● **Data shown**

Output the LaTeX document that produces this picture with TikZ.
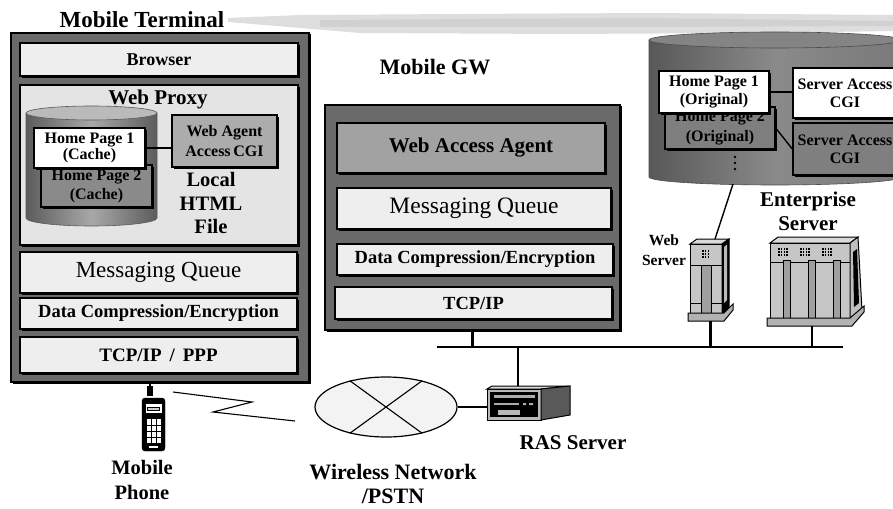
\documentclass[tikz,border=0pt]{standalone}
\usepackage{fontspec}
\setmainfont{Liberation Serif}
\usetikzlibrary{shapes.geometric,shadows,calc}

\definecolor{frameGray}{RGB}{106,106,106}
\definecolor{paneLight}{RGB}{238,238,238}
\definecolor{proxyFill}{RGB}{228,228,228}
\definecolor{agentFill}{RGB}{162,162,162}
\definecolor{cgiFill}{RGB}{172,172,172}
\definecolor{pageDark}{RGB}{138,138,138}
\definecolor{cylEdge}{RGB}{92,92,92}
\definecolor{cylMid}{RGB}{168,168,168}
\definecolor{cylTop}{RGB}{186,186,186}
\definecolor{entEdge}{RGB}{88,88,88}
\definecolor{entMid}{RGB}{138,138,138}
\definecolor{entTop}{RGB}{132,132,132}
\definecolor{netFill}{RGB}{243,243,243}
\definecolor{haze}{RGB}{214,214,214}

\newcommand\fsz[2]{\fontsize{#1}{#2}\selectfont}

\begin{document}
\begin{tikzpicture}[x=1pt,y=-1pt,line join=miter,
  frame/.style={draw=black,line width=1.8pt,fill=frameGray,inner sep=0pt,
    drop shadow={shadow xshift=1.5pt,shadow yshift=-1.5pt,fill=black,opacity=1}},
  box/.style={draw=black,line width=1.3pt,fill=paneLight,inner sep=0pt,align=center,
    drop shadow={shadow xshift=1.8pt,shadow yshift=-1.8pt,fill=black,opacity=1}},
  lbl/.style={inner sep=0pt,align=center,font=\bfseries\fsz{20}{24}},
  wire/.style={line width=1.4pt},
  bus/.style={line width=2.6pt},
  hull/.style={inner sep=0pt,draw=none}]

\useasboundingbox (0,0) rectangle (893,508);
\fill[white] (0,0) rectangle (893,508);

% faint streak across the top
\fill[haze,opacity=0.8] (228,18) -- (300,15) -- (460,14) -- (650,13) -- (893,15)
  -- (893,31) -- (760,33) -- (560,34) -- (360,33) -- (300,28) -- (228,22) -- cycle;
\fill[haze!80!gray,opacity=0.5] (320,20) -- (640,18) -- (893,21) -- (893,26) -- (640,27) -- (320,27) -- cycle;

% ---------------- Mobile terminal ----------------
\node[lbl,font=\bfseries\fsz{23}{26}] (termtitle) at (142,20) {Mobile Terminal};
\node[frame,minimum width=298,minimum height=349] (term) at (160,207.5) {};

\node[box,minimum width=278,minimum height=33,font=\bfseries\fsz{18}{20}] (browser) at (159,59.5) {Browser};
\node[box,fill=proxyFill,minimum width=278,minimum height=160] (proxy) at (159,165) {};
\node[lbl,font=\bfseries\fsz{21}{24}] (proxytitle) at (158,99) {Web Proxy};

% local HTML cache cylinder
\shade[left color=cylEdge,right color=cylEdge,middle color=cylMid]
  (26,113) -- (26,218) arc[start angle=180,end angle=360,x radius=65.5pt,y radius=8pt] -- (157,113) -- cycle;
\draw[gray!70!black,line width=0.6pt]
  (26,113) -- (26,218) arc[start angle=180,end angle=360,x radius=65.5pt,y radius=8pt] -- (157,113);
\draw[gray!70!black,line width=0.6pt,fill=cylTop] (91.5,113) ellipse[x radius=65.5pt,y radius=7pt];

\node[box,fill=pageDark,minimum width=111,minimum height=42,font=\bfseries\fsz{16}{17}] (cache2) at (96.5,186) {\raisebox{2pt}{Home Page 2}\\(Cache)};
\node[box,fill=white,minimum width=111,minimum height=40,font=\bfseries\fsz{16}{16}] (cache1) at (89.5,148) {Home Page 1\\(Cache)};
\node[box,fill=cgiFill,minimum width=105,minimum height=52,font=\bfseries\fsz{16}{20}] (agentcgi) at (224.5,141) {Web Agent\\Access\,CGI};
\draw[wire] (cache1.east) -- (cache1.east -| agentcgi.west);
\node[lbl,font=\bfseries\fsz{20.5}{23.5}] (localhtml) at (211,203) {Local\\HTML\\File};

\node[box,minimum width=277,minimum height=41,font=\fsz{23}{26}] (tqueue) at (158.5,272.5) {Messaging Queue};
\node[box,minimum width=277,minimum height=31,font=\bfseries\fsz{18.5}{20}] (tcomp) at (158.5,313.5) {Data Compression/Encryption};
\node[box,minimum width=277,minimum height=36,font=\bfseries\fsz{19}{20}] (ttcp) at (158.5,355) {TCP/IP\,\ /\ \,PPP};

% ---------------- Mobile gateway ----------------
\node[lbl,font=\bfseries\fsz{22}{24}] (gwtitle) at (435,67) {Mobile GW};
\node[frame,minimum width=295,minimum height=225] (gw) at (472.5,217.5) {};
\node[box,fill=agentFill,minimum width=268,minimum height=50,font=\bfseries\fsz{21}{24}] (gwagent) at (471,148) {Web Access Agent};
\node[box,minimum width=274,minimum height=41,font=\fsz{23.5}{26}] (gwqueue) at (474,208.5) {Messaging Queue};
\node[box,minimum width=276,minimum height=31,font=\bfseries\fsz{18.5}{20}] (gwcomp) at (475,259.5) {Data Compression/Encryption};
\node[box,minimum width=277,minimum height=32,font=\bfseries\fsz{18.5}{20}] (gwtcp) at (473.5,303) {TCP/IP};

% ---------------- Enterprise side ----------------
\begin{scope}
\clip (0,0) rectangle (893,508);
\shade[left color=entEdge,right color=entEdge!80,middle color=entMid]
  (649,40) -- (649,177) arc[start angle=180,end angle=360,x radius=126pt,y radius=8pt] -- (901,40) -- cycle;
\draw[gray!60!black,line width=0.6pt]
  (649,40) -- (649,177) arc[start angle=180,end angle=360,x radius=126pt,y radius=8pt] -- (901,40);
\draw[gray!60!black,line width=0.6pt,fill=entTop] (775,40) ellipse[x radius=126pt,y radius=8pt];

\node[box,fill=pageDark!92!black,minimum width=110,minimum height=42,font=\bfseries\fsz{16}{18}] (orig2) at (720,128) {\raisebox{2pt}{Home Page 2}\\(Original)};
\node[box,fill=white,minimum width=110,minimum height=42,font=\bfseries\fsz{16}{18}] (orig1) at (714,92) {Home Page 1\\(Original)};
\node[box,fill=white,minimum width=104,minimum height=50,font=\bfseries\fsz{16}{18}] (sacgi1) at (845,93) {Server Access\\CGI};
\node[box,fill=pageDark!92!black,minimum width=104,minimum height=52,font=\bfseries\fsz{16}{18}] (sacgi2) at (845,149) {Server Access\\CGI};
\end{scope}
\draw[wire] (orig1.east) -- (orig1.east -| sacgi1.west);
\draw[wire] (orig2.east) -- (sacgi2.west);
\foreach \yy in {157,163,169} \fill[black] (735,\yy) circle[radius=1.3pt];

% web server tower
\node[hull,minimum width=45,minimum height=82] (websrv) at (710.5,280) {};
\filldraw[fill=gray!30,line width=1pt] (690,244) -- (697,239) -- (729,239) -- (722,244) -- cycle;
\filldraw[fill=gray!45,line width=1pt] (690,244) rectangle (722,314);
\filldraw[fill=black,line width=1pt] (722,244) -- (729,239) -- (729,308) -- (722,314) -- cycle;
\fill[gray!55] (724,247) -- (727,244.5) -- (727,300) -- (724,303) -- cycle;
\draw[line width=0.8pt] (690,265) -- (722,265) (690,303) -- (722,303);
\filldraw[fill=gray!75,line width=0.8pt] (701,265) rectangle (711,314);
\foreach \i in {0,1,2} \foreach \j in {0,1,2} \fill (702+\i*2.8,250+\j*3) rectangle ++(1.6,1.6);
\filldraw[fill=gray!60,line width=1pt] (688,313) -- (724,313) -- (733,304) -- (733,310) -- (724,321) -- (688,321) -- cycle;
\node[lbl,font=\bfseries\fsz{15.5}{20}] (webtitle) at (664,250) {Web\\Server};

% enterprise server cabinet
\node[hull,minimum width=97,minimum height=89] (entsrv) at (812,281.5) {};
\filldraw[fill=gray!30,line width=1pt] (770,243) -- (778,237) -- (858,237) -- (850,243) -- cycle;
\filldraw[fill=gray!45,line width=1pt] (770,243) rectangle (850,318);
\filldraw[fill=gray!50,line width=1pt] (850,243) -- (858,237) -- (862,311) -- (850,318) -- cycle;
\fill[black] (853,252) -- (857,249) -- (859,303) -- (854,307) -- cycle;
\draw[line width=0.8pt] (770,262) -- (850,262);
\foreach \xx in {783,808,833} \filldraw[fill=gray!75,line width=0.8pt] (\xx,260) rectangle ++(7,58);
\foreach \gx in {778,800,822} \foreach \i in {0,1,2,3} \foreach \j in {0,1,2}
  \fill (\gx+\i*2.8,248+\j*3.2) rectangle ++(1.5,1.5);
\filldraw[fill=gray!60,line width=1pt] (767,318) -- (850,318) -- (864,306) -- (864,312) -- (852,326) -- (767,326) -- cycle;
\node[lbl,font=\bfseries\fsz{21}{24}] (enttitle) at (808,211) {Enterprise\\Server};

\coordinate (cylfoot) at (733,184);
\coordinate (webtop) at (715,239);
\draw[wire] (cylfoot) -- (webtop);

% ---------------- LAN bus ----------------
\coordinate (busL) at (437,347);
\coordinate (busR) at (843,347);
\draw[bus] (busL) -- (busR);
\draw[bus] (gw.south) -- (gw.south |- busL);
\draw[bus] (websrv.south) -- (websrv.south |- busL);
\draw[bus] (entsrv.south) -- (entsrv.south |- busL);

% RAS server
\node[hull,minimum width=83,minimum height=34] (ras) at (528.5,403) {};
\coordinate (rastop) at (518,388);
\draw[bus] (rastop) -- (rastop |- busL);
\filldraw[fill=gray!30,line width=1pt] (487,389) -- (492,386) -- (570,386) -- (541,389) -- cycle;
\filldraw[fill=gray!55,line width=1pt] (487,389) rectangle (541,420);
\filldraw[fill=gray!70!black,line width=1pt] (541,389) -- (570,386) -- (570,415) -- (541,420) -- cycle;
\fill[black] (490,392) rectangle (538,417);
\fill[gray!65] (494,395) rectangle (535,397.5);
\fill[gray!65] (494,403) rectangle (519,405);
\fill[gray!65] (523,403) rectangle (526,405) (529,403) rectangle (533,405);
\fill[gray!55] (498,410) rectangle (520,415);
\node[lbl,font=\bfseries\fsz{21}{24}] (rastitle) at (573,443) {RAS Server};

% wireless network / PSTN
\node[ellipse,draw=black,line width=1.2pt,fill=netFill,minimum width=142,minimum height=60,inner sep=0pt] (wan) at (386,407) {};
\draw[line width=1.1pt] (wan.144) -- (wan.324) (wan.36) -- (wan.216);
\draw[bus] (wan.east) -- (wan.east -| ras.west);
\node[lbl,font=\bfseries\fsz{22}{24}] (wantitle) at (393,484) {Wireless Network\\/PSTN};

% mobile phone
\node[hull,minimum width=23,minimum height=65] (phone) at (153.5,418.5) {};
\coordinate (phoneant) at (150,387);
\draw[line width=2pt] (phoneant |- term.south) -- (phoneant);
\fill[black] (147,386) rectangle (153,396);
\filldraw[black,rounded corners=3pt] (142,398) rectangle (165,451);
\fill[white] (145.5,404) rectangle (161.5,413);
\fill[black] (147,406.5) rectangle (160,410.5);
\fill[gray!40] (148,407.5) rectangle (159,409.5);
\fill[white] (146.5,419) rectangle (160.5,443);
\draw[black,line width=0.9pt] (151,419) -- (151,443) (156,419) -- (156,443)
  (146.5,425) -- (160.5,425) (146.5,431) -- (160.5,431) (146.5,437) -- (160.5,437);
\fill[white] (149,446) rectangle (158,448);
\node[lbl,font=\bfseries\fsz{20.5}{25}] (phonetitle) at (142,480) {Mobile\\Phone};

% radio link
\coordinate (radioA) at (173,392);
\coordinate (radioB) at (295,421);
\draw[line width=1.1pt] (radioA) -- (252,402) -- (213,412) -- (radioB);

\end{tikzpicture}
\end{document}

● **Written instruction**
With all pictures left out, please transcribe exactly the lines from the start of the material through the line with "width=298,minimum height=349] (term)".

● **Response**
Output the LaTeX document that produces this picture with TikZ.
\documentclass[tikz,border=0pt]{standalone}
\usepackage{fontspec}
\setmainfont{Liberation Serif}
\usetikzlibrary{shapes.geometric,shadows,calc}

\definecolor{frameGray}{RGB}{106,106,106}
\definecolor{paneLight}{RGB}{238,238,238}
\definecolor{proxyFill}{RGB}{228,228,228}
\definecolor{agentFill}{RGB}{162,162,162}
\definecolor{cgiFill}{RGB}{172,172,172}
\definecolor{pageDark}{RGB}{138,138,138}
\definecolor{cylEdge}{RGB}{92,92,92}
\definecolor{cylMid}{RGB}{168,168,168}
\definecolor{cylTop}{RGB}{186,186,186}
\definecolor{entEdge}{RGB}{88,88,88}
\definecolor{entMid}{RGB}{138,138,138}
\definecolor{entTop}{RGB}{132,132,132}
\definecolor{netFill}{RGB}{243,243,243}
\definecolor{haze}{RGB}{214,214,214}

\newcommand\fsz[2]{\fontsize{#1}{#2}\selectfont}

\begin{document}
\begin{tikzpicture}[x=1pt,y=-1pt,line join=miter,
  frame/.style={draw=black,line width=1.8pt,fill=frameGray,inner sep=0pt,
    drop shadow={shadow xshift=1.5pt,shadow yshift=-1.5pt,fill=black,opacity=1}},
  box/.style={draw=black,line width=1.3pt,fill=paneLight,inner sep=0pt,align=center,
    drop shadow={shadow xshift=1.8pt,shadow yshift=-1.8pt,fill=black,opacity=1}},
  lbl/.style={inner sep=0pt,align=center,font=\bfseries\fsz{20}{24}},
  wire/.style={line width=1.4pt},
  bus/.style={line width=2.6pt},
  hull/.style={inner sep=0pt,draw=none}]

\useasboundingbox (0,0) rectangle (893,508);
\fill[white] (0,0) rectangle (893,508);

% faint streak across the top
\fill[haze,opacity=0.8] (228,18) -- (300,15) -- (460,14) -- (650,13) -- (893,15)
  -- (893,31) -- (760,33) -- (560,34) -- (360,33) -- (300,28) -- (228,22) -- cycle;
\fill[haze!80!gray,opacity=0.5] (320,20) -- (640,18) -- (893,21) -- (893,26) -- (640,27) -- (320,27) -- cycle;

% ---------------- Mobile terminal ----------------
\node[lbl,font=\bfseries\fsz{23}{26}] (termtitle) at (142,20) {Mobile Terminal};
\node[frame,minimum width=298,minimum height=349] (term) at (160,207.5) {};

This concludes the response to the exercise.